1. - Liberté de choix de la profession


55- Les différentes libertés consacrées par le GG découlent de l'art. 2, al. 1er.

C'est notamment le cas du principe de liberté de choix et d'exercice de la profession posé par l'art. 12 GG. Ce droit fondamental est " un droit de liberté soumis au contrôle de l'Etat ", que l'Etat lui-même doit respecter quand il légifère 138. C'est aussi le cas des droits de propriété et de succession garantis par l'art. 14 GG.

56- Le droit allemand a tout naturellement été amené à s'interroger sur la compatibilité des clauses restrictives de concurrence post-contractuelles avec les dispositions de l'art. 12 GG. Selon l'art. 12, al. 1er GG, tous les citoyens allemands ont le droit de choisir librement profession, emploi et lieu où ils reçoivent leur formation. Aux termes de l'art. 12, al.2 GG, l'exercice d'une profession peut être réglementé par une loi ou en vertu d'une loi.

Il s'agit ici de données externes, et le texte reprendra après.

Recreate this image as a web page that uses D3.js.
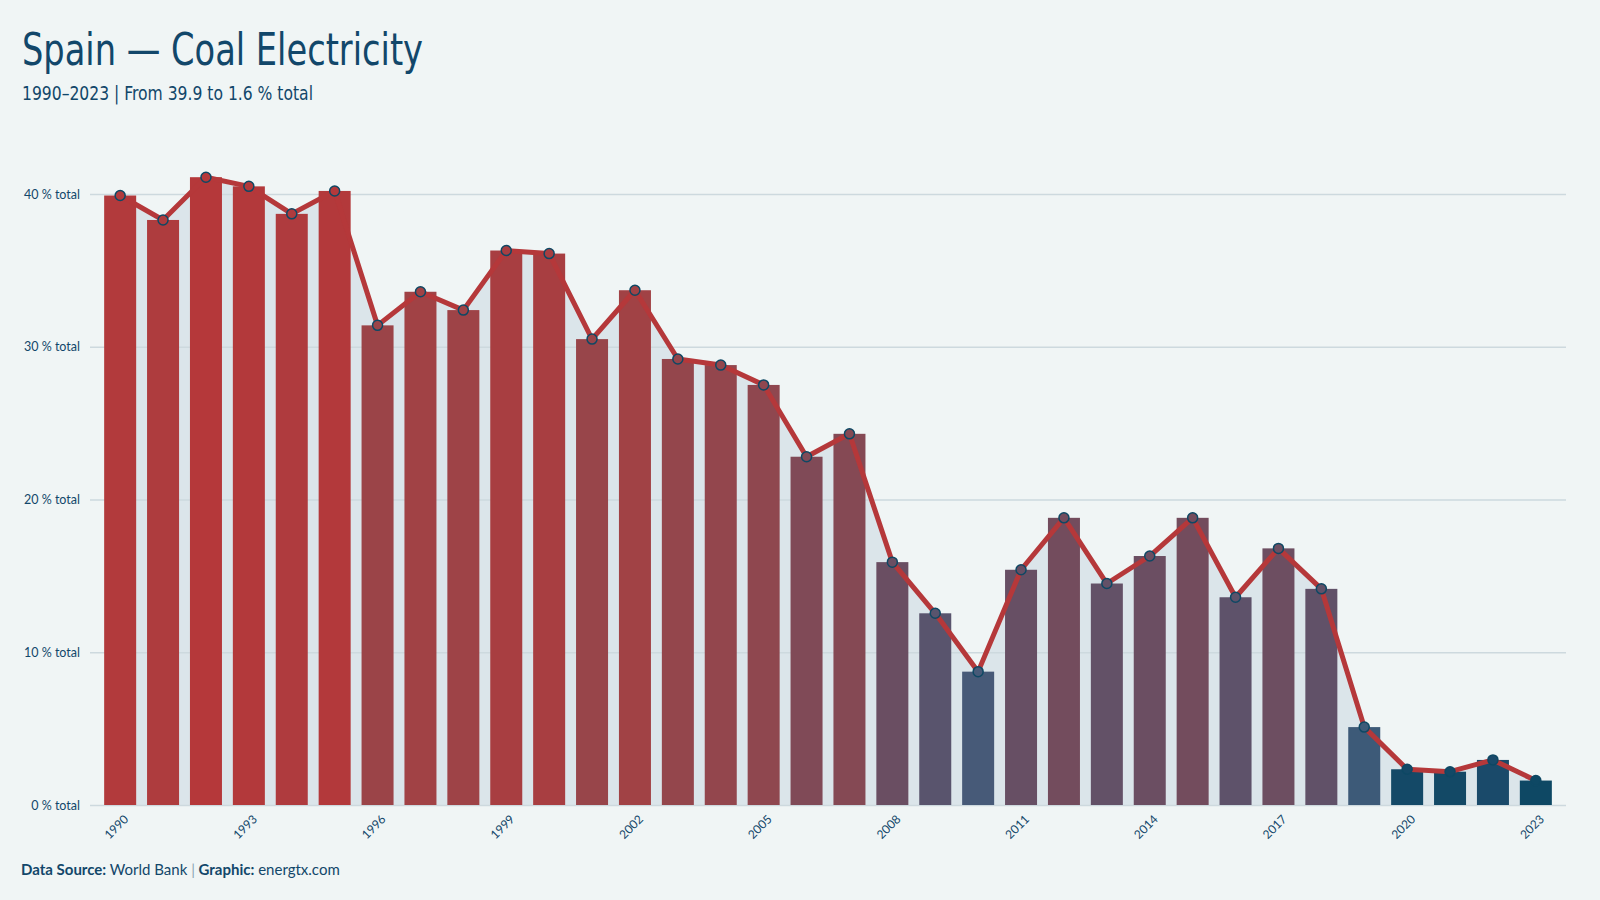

Il n'est pas discutable que le principe du libre choix de la profession vient limiter la possibilité de conclure une clause de non-concurrence. Les dispositions législatives régissant la matière doivent respecter cette règle constitutionnelle qui fixe donc l'étendue des limitations contractuelles de concurrence possibles. La détermination de leur incidence a fait l'objet d'analyses différentes en jurisprudence et en doctrine.

L'art. 1er, al. 3 GG impose uniquement aux trois pouvoirs publics (législatif, exécutif et judiciaire) le respect des droits fondamentaux sans mentionner les tiers, personnes privées, dans leurs rapports avec le titulaire du droit litigieux. Il semble donc permis de déduire du silence du constituant l'absence d'effet des droits fondamentaux envers les tiers. Telle n'a pas été pendant longtemps la position du BAG et d'une doctrine minoritaire qui ont admis l'idée d'une opposabilité directe aux tiers des droits fondamentaux dans les rapports de droit privé qu'ils justifiaient par le principe de l'Etat social. Un revirement de jurisprudence s'est produit en 1985 139.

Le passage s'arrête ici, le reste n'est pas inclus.